GAZETTE:  What does your writing life look like outside of Harvard?

McCARTHY: Part of my intellectual profile is magazine writing. I work as a writer and editor for The Point, a literary magazine devoted to essays. That writing informs my approach to teaching. I see it as my role, particularly in an English department, to work closely with students on writing — how to become a stronger writer, how to edit, how to think, and how to revise a draft. I’m interested in using that work to model and also experiment with ways of thinking in public. Recently, for example, I wrote for the magazine N+1 about trap music by adapting an approach to form I found in Susan Sontag. I hope that’s something I bring to the table at Harvard, a sense of excitement and experiment with contemporary writing that also connects back to classic and canonical texts. I think we’re all aware of the breakdowns in political discourse, divides, political correctness, how to talk about race in politics and culture. Harvard needs to be a place where we are actively thinking through those questions, and I to contribute to helping students think about ways we might oxygenate these conversations and debates.

GAZETTE: After college you taught in Brooklyn for New York City Teaching Fellows. What was the impact of that experience, and where did it lead you?

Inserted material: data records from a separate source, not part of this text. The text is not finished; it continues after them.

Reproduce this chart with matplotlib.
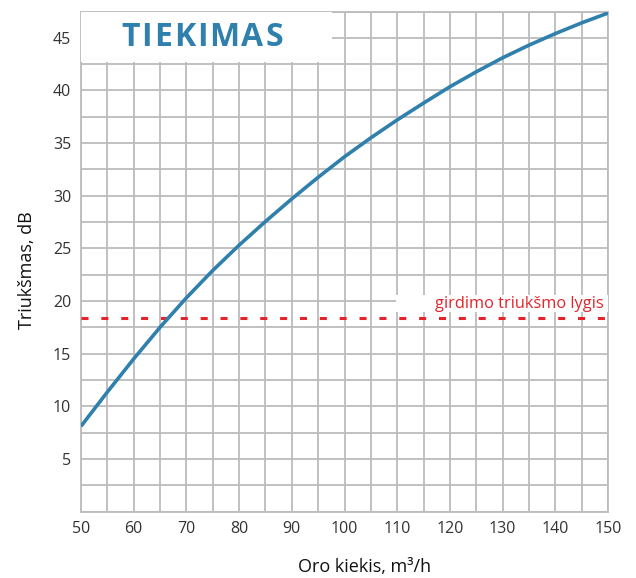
import matplotlib
matplotlib.use("Agg")
import matplotlib.pyplot as plt
from matplotlib.patches import Rectangle
from matplotlib.ticker import MultipleLocator

plt.rcParams['font.family'] = ['Open Sans', 'DejaVu Sans']

# Data
airflow = [50, 55, 60, 65, 70, 75, 80, 85, 90, 95, 100, 105, 110, 115, 120,
           125, 130, 135, 140, 145, 150]
noise = [8.1, 11.35, 14.5, 17.5, 20.3, 22.9, 25.3, 27.55, 29.7, 31.75, 33.7,
         35.5, 37.2, 38.8, 40.35, 41.77, 43.1, 44.3, 45.4, 46.42, 47.35]
audible_level = 18.4
x_ticks = [50, 60, 70, 80, 90, 100, 110, 120, 130, 140, 150]
y_ticks = [5, 10, 15, 20, 25, 30, 35, 40, 45]
title_text = "TIEKIMAS"
level_label = "girdimo triukšmo lygis"
x_label = "Oro kiekis, m³/h"
y_label = "Triukšmas, dB"

blue = "#2f80ac"
red = "#e3242b"
grid_c = "#bcbcbc"

W, H = 636, 578
fig = plt.figure(figsize=(W / 100, H / 100), dpi=100)
ax = fig.add_axes([81 / W, 1 - 511.5 / H, 527 / W, 500 / H])

ax.set_xlim(50, 150)
ax.set_ylim(0, 47.5)
ax.set_xticks(x_ticks)
ax.set_yticks(y_ticks)
ax.xaxis.set_minor_locator(MultipleLocator(5))
ax.yaxis.set_minor_locator(MultipleLocator(2.5))
ax.grid(True, which='both', color=grid_c, lw=1.3, zorder=0)
ax.set_axisbelow(True)
for s in ax.spines.values():
    s.set_color(grid_c)
    s.set_linewidth(1.3)
ax.tick_params(which='both', length=0, labelsize=11.5, colors='#333333')
ax.tick_params(axis='x', pad=7)
ax.tick_params(axis='y', pad=7)

ax.plot(airflow, noise, color=blue, lw=2.6, zorder=5, solid_capstyle='butt')
ax.axhline(audible_level, color=red, lw=2.2, linestyle=(0, (2.3, 4.2)), zorder=4)

# label for audible level
ax.add_patch(Rectangle((109.8, 18.95), 40.2, 1.6, facecolor='white', edgecolor='none', zorder=3))
ax.text(149.1, 19.75, level_label, color=red, fontsize=11.8, ha='right', va='center', zorder=6)

# Title box
ax.add_patch(Rectangle((50, 42.75), 47.6, 4.75, facecolor='white', edgecolor='none', zorder=3))

# letter-spaced title
fig.canvas.draw()
renderer = fig.canvas.get_renderer()
target_w = 162.0
fs = 23
widths = []
tmp = []
for ch in title_text:
    t = fig.text(0, 0, ch, fontsize=fs, fontweight='bold', family='Open Sans')
    widths.append(t.get_window_extent(renderer).width)
    tmp.append(t)
for t in tmp:
    t.remove()
gap = (target_w - sum(widths)) / (len(title_text) - 1)
x0 = 202 - target_w / 2
yc = 1 - 38 / H
xp = x0
for ch, w in zip(title_text, widths):
    fig.text(xp / W, yc, ch, fontsize=fs, fontweight='bold', color=blue,
             ha='left', va='center', family='Open Sans', zorder=10)
    xp += w + gap

fig.text(365 / W, 1 - 567 / H, x_label, fontsize=13, ha='center', va='center', color='#111111')
fig.text(27 / W, 1 - 270 / H, y_label, fontsize=13, ha='center', va='center',
         rotation=90, color='#111111')

fig.savefig("out.png", dpi=100)
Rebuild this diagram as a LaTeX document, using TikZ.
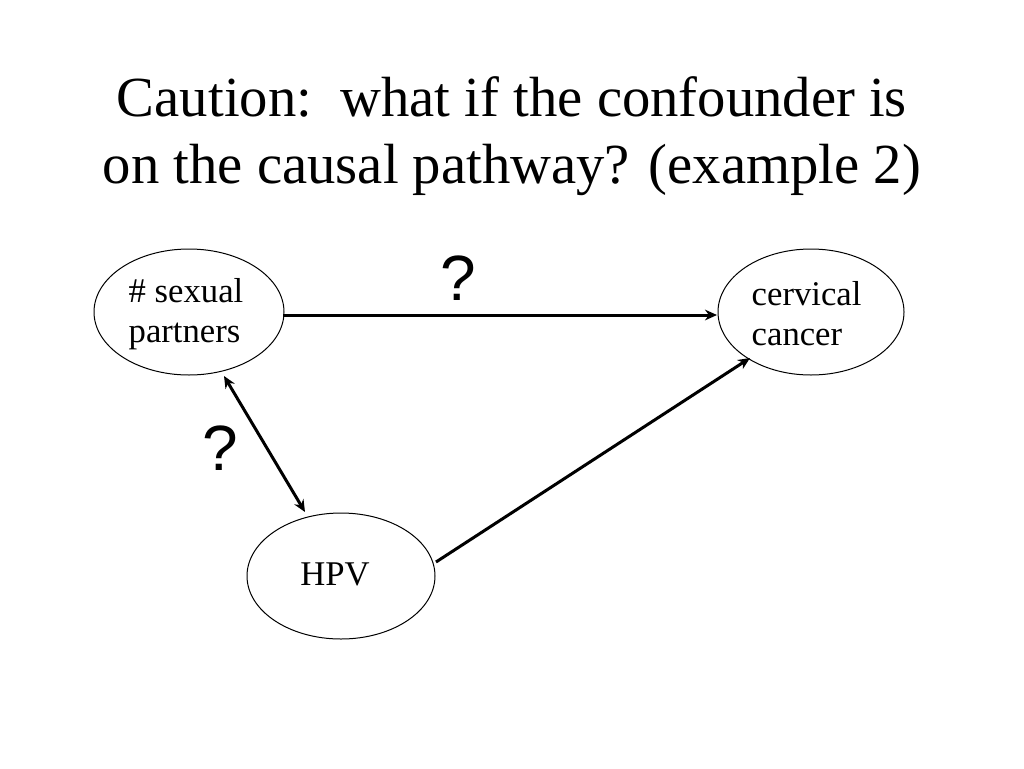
\documentclass[tikz,border=0pt]{standalone}
\usepackage{fontspec}
\setmainfont{Liberation Serif}
\newfontfamily\qfont{Liberation Sans}
\usetikzlibrary{shapes.geometric,arrows.meta}
\begin{document}
\begin{tikzpicture}[x=0.75pt,y=-0.75pt,
  ell/.style={draw,ellipse,line width=0.75pt,minimum width=190*0.75pt,minimum height=126*0.75pt},
  lbl/.style={font=\fontsize{26}{30}\selectfont,align=left,anchor=west},
  conn/.style={line width=2.25pt,-{Stealth[length=9pt,width=8pt]}},
  qm/.style={font=\qfont\fontsize{48}{48}\selectfont}]
\useasboundingbox (0,0) rectangle (1024,768);
\node[font=\fontsize{42.5}{50}\selectfont,align=center] (title) at (512,136) {Caution:\ \ what if the confounder is\\on the causal pathway? (example 2)};
\node[ell] (sp) at (189,312) {};
\node[ell,minimum width=186*0.75pt] (cc) at (811,312) {};
\node[ell,minimum width=188*0.75pt] (hpv) at (341,576) {};
\node[lbl] (spt) at (124,314) {\# sexual\\partners};
\node[lbl] (cct) at (747,314) {cervical\\cancer};
\node[font=\fontsize{26}{30}\selectfont] (hpvt) at (335,574) {HPV};
\coordinate (a1) at (283,315); \coordinate (a2) at (717,315);
\draw[conn] (a1) -- (a2);
\coordinate (b1) at (224,376); \coordinate (b2) at (305,512);
\draw[conn,{Stealth[length=9pt,width=8pt]}-{Stealth[length=9pt,width=8pt]}] (b1) -- (b2);
\coordinate (c1) at (436,562); \coordinate (c2) at (750,358);
\draw[conn] (c1) -- (c2);
\node[qm] (q1) at (458,278) {?};
\node[qm] (q2) at (220,448) {?};
\end{tikzpicture}
\end{document}
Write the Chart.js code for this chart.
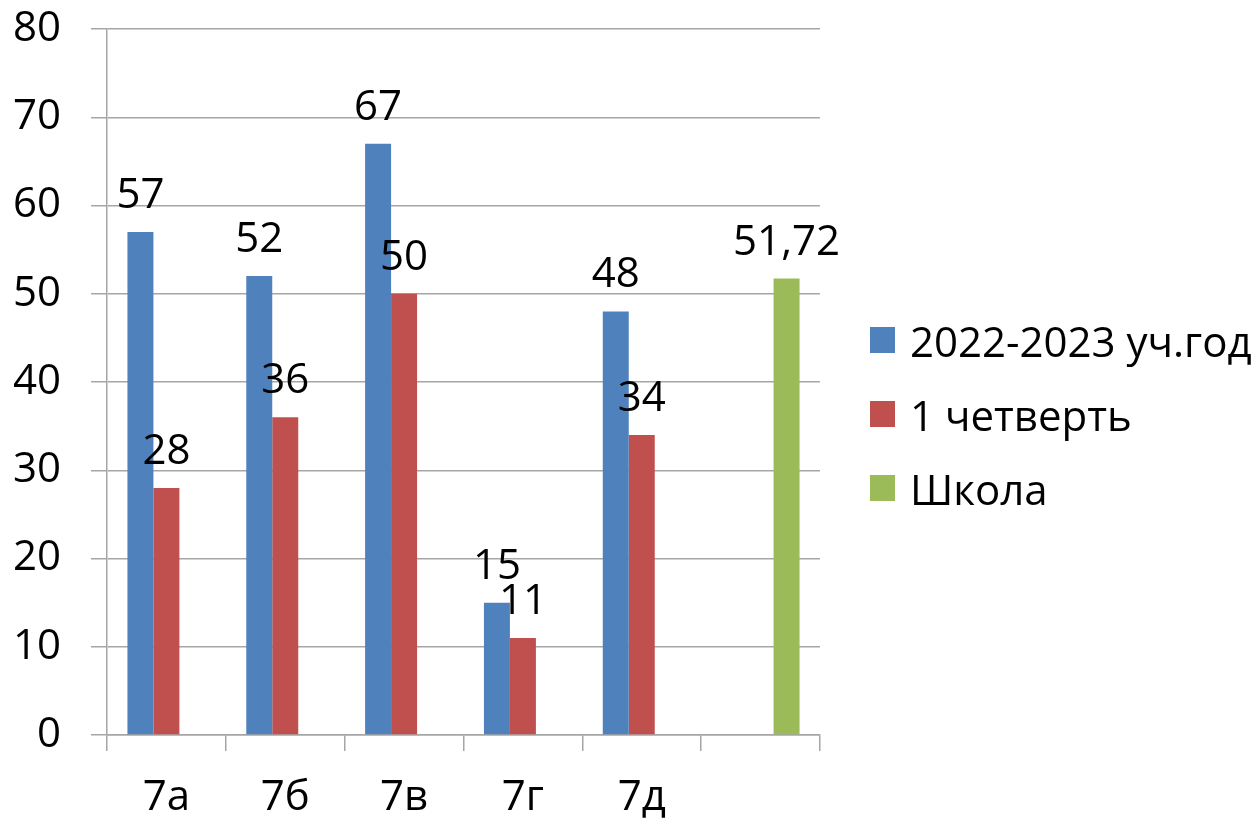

McCARTHY: That was the hardest job I’ve ever had and also probably the most rewarding. It forced me to grow up in a lot of ways. It taught me a lot about the possibilities of teaching that come from having strong, close interpersonal relationships with students, but also the limitations of teaching in terms of institutional and structural forces that condition those situations. It solidified for me the notion that this was something I really enjoyed and I was potentially good at, but I also came to recognize that, at that moment and at that age, I wasn’t ready or able to be the teacher the students needed. I learned a lot from the extraordinary teachers working there.

After I left, I had some wandering years. I did odd jobs. I traveled. I lived in San Francisco, doing catering. I came back to New York and worked at Book Culture, a bookstore near Columbia. I enjoyed it and I was a good bookseller, and eventually became a manager. In my second year there, I thought of other options. I was an English major in college, but I had been out of school four or five years so I went to the New York Public Library and did a lot of reading to find out what kinds of conversations were going on in the field.

When I arrived at Princeton, I didn’t come in with the certainty that I would become a professor. I knew that I still had a lot more to learn, but I also knew why I cared about the disciplines I was interested in, and I had a clear sense of the kind of scholarship I thought still needed to be done and that I felt I could contribute to. But it wasn’t a straight path. I try to convey that to the students here. You don’t have to be relentlessly achieving and perfect. There’s this ambient anxiety that if you take the time to look around and explore that you will waver and fall off the conveyer belt that you believe is necessary to being “successful.” There are many, many ways to get to where you’re meant to be in life, and people from all walks have something important to offer. Having the opportunity to expand your horizons with learning is a precious gift, and I want students to value that for its own sake, and help them make the most of the opportunities we’ve been blessed with.

 This interview has been lightly edited for clarity and length.